The institutions that survive in the middle would probably not survive unchanged. As this new tier pulls away students, traditional schools would face a brutal choice: lower tuition, cut costs, or lose enrollment. Most would do some combination of all three. That could mean more AI-delivered instruction, fewer instructors, more consolidated departments, and a thinner version of the residential experience.
The faculty implications would follow, though unevenly. Contingent faculty would likely feel the pressure first. Over time, as departments shrink and merge, tenure lines could also be affected through attrition. The professor teaching upper-division seminars at a top-100 university is probably fine. The full-time lecturer teaching general education at a regional public that just lost a fifth of its enrollment is in a much weaker position.
Still, the whole scenario hinges on whether employers change how they hire.

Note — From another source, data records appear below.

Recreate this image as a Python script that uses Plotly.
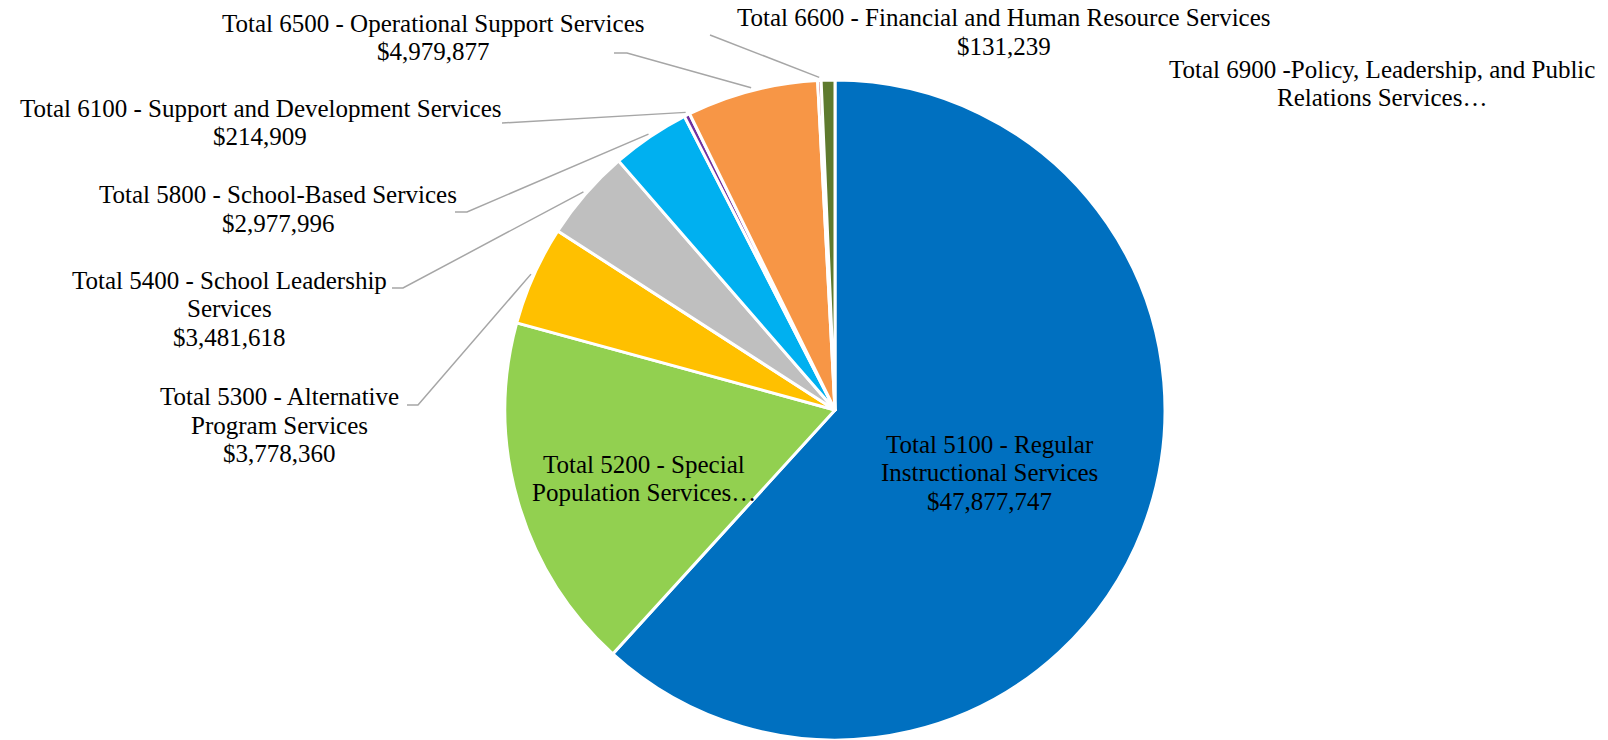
import math
import plotly.graph_objects as go

# Expenditure totals by function code
labels = [
    "Total 5100 - Regular Instructional Services",
    "Total 5200 - Special Population Services",
    "Total 5300 - Alternative Program Services",
    "Total 5400 - School Leadership Services",
    "Total 5800 - School-Based Services",
    "Total 6100 - Support and Development Services",
    "Total 6500 - Operational Support Services",
    "Total 6600 - Financial and Human Resource Services",
    "Total 6900 -Policy, Leadership, and Public Relations Services",
]
values = [47877747, 13560000, 3778360, 3481618, 2977996, 214909, 4979877, 131239, 520000]
colors = ["#0070C0", "#92D050", "#FFC000", "#BFBFBF", "#00B0F0",
          "#7030A0", "#F79646", "#C0504D", "#5E7A2E"]

W, H = 1608, 740
CX, CY, R = 835, 410, 330
FONT = "Liberation Serif"
FS = 25
LINE = "#A6A6A6"


def money(v):
    return "${:,}".format(v)


# Label blocks: slice index, text lines, centre x, first-line y
label_blocks = [
    (0, ["Total 5100 - Regular", "Instructional Services", money(values[0])], 990, 444),
    (1, ["Total 5200 - Special", "Population Services…"], 644, 464),
    (2, ["Total 5300 - Alternative", "Program Services", money(values[2])], 279, 397),
    (3, ["Total 5400 - School Leadership", "Services", money(values[3])], 229, 280),
    (4, ["Total 5800 - School-Based Services", money(values[4])], 278, 195),
    (5, ["Total 6100 - Support and Development Services", money(values[5])], 260, 108),
    (6, ["Total 6500 - Operational Support Services", money(values[6])], 433, 23),
    (7, ["Total 6600 - Financial and Human Resource Services", money(values[7])], 1004, 18),
    (8, ["Total 6900 -Policy, Leadership, and Public", "Relations Services…"], 1382, 69),
]
PITCH = 28.5

# Leader line start points (label side), then they run to the slice rim
leaders = {
    2: [(407, 405), (418, 405)],
    3: [(392, 288), (403, 288)],
    4: [(455, 212), (467, 212)],
    5: [(502, 123)],
    6: [(614, 53), (627, 53)],
    7: [(710, 35)],
}


def px(x, y):
    return x / W, 1 - y / H


fig = go.Figure(go.Pie(
    labels=labels,
    values=values,
    sort=False,
    direction="clockwise",
    rotation=0,
    marker=dict(colors=colors, line=dict(color="white", width=3)),
    textinfo="none",
    hoverinfo="label+value+percent",
    showlegend=False,
    domain=dict(x=[(CX - R) / W, (CX + R) / W], y=[1 - (CY + R) / H, 1 - (CY - R) / H]),
))

# mid-angle of every slice, clockwise from 12 o'clock
total = sum(values)
mids = []
acc = 0
for v in values:
    mids.append((acc + v / 2) / total * 2 * math.pi)
    acc += v

shapes = []
for idx, pts in leaders.items():
    a = mids[idx]
    rim = (CX + (R + 3) * math.sin(a), CY - (R + 3) * math.cos(a))
    path_pts = pts + [rim]
    d = ""
    for i, (x, y) in enumerate(path_pts):
        xp, yp = px(x, y)
        d += ("M" if i == 0 else "L") + f"{xp},{yp} "
    shapes.append(dict(type="path", xref="paper", yref="paper", path=d.strip(),
                       line=dict(color=LINE, width=1.5)))

annotations = []
for idx, lines, x, y0 in label_blocks:
    for k, t in enumerate(lines):
        xp, yp = px(x, y0 + k * PITCH)
        annotations.append(dict(text=t, x=xp, y=yp, xref="paper", yref="paper",
                                xanchor="center", yanchor="middle", showarrow=False,
                                font=dict(family=FONT, size=FS, color="#000000")))

fig.update_layout(
    width=W, height=H,
    margin=dict(l=0, r=0, t=0, b=0),
    paper_bgcolor="white",
    plot_bgcolor="white",
    shapes=shapes,
    annotations=annotations,
)

fig.write_html("out.html")
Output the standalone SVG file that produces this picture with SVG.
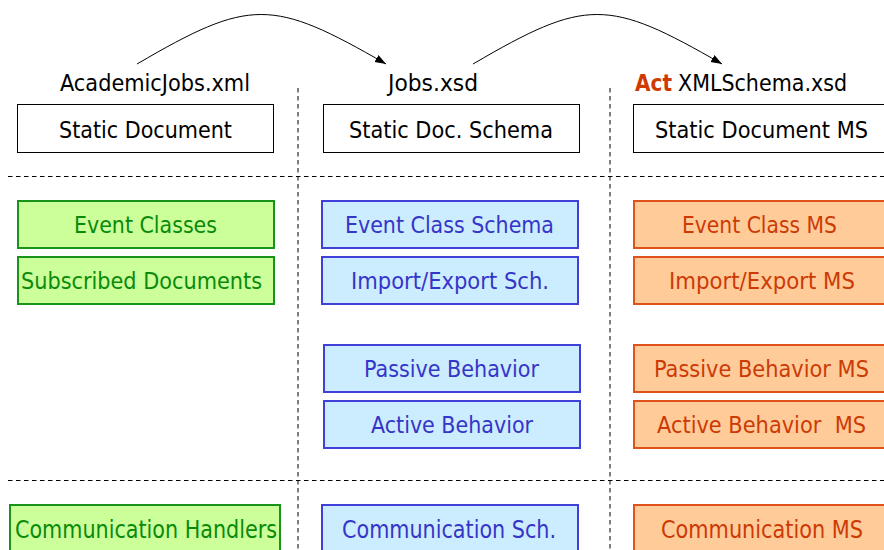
<svg xmlns="http://www.w3.org/2000/svg" width="884" height="550" viewBox="0 0 884 550">
<defs>
<marker id="arr" markerWidth="12" markerHeight="10" refX="11" refY="4" orient="auto" markerUnits="userSpaceOnUse">
<path d="M0,0 L11,4 L0,8 Z" fill="#000"/>
</marker>
<style>
text{font-family:"DejaVu Sans Condensed","DejaVu Sans",sans-serif;font-size:23px}
.plain rect{fill:#fff;stroke:#000;stroke-width:1}
.plain text{fill:#000}
.green rect{fill:#CCFF99;stroke:#1A931A;stroke-width:2}
.green text{fill:#0A8A0A}
.blue rect{fill:#CCECFF;stroke:#4040D8;stroke-width:2}
.blue text{fill:#3535C8}
.orange rect{fill:#FFCC99;stroke:#E0521C;stroke-width:2}
.orange text{fill:#CC3A06}
.bottom text{font-size:24px}
.lbl{fill:#000}
.act{fill:#D03A00;font-weight:bold}
.sep{stroke:#000;stroke-width:1;stroke-dasharray:4.5,3.5;fill:none}
.conn{stroke:#000;stroke-width:1;fill:none}
</style>
</defs>
<rect width="884" height="550" fill="#fff"/>
<g id="separators">
<line class="sep" x1="8" y1="176.5" x2="884" y2="176.5"/>
<line class="sep" x1="8" y1="480.5" x2="884" y2="480.5"/>
<line class="sep" x1="298" y1="88" x2="298" y2="550"/>
<line class="sep" x1="610" y1="88" x2="610" y2="550"/>
</g>
<g id="labels">
<text class="lbl" x="60" y="91" textLength="190" lengthAdjust="spacingAndGlyphs">AcademicJobs.xml</text>
<text class="lbl" x="388" y="91" textLength="90" lengthAdjust="spacingAndGlyphs">Jobs.xsd</text>
<text class="act" x="635" y="91" textLength="37" lengthAdjust="spacingAndGlyphs">Act</text>
<text class="lbl" x="678" y="91" textLength="169" lengthAdjust="spacingAndGlyphs">XMLSchema.xsd</text>
</g>
<g id="static-document" class="plain">
<rect x="17.5" y="104.5" width="256" height="48"/>
<text x="59" y="138" textLength="173" lengthAdjust="spacingAndGlyphs">Static Document</text>
</g>
<g id="static-doc-schema" class="plain">
<rect x="323.5" y="104.5" width="256" height="48"/>
<text x="349" y="138" textLength="204" lengthAdjust="spacingAndGlyphs">Static Doc. Schema</text>
</g>
<g id="static-document-ms" class="plain">
<rect x="633.5" y="104.5" width="270" height="48"/>
<text x="655" y="138" textLength="213" lengthAdjust="spacingAndGlyphs">Static Document MS</text>
</g>
<g id="event-classes" class="green">
<rect x="18" y="201" width="256" height="47"/>
<text x="74" y="233" textLength="143" lengthAdjust="spacingAndGlyphs">Event Classes</text>
</g>
<g id="subscribed-documents" class="green">
<rect x="18" y="257" width="256" height="47"/>
<text x="21" y="289" textLength="241" lengthAdjust="spacingAndGlyphs">Subscribed Documents</text>
</g>
<g id="event-class-schema" class="blue">
<rect x="322" y="201" width="256" height="47"/>
<text x="345" y="233" textLength="209" lengthAdjust="spacingAndGlyphs">Event Class Schema</text>
</g>
<g id="import-export-sch" class="blue">
<rect x="322" y="257" width="256" height="47"/>
<text x="351" y="289" textLength="198" lengthAdjust="spacingAndGlyphs">Import/Export Sch.</text>
</g>
<g id="passive-behavior" class="blue">
<rect x="324" y="345" width="256" height="47"/>
<text x="364" y="377" textLength="175" lengthAdjust="spacingAndGlyphs">Passive Behavior</text>
</g>
<g id="active-behavior" class="blue">
<rect x="324" y="401" width="256" height="47"/>
<text x="371" y="433" textLength="162" lengthAdjust="spacingAndGlyphs">Active Behavior</text>
</g>
<g id="event-class-ms" class="orange">
<rect x="634" y="201" width="270" height="47"/>
<text x="682" y="233" textLength="155" lengthAdjust="spacingAndGlyphs">Event Class MS</text>
</g>
<g id="import-export-ms" class="orange">
<rect x="634" y="257" width="270" height="47"/>
<text x="669" y="289" textLength="186" lengthAdjust="spacingAndGlyphs">Import/Export MS</text>
</g>
<g id="passive-behavior-ms" class="orange">
<rect x="634" y="345" width="270" height="47"/>
<text x="654" y="377" textLength="215" lengthAdjust="spacingAndGlyphs">Passive Behavior MS</text>
</g>
<g id="active-behavior-ms" class="orange">
<rect x="634" y="401" width="270" height="47"/>
<text x="657" y="433" textLength="209" lengthAdjust="spacingAndGlyphs" xml:space="preserve">Active Behavior  MS</text>
</g>
<g id="communication-handlers" class="green bottom">
<rect x="10" y="505" width="270" height="60"/>
<text x="15" y="538" textLength="262" lengthAdjust="spacingAndGlyphs">Communication Handlers</text>
</g>
<g id="communication-sch" class="blue bottom">
<rect x="322" y="505" width="256" height="60"/>
<text x="342" y="538" textLength="214" lengthAdjust="spacingAndGlyphs">Communication Sch.</text>
</g>
<g id="communication-ms" class="orange bottom">
<rect x="634" y="505" width="270" height="60"/>
<text x="661" y="538" textLength="202" lengthAdjust="spacingAndGlyphs">Communication MS</text>
</g>
<g id="connectors">
<path class="conn" d="M137,64 C250,-2 272,-2 386,64" marker-end="url(#arr)"/>
<path class="conn" d="M473,64 C586,-2 608,-2 722,64" marker-end="url(#arr)"/>
</g>
</svg>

That is the hardest part of the argument. The model rises or falls on a social fact, not a technological one: whether employers decide that this credential means something.
The real question is whether a hiring manager in 2035, looking at two résumés — one from a mid-tier university, one from a selective AI-native academy charging $8,000 — would treat them as broadly comparable signals. If the answer is yes for even a meaningful minority of employers, then a large part of the middle of higher education could face a genuine threat. If the answer is no, then this new tier remains niche and the current system limps along, shrinking but structurally intact.
My bet: it starts slow and then accelerates. The first employers to trust these credentials would likely be firms that already use stronger skills-based hiring systems. The last would be sectors that still care deeply about pedigree, familiarity, and conventional institutional signals.
The disruption to higher education is not that AI replaces universities. It is that AI may make possible a new kind of institution — cheaper, leaner, faster, and eventually credible enough — that can outcompete a large part of the market. That would be painful for many existing colleges precisely because, for many students, it could be a better deal.
That university does not fully exist yet.
But the logic for building it already does.


I think this underestimates that the student “bundle” is not just instruction & learning. It also includes peer life, structure, and simply being a student rather than learning alone at home, especially when the graduate job market is already tight.
A version of this model existed in many European universities after WWII: textbook-based study, tough exams, limited teaching. The exams 'ensured' the motivation and it worked partly because students were still embedded in a student environment, not isolated distance learners. So even if AI solves teaching, it may not replicate the broader value of student life.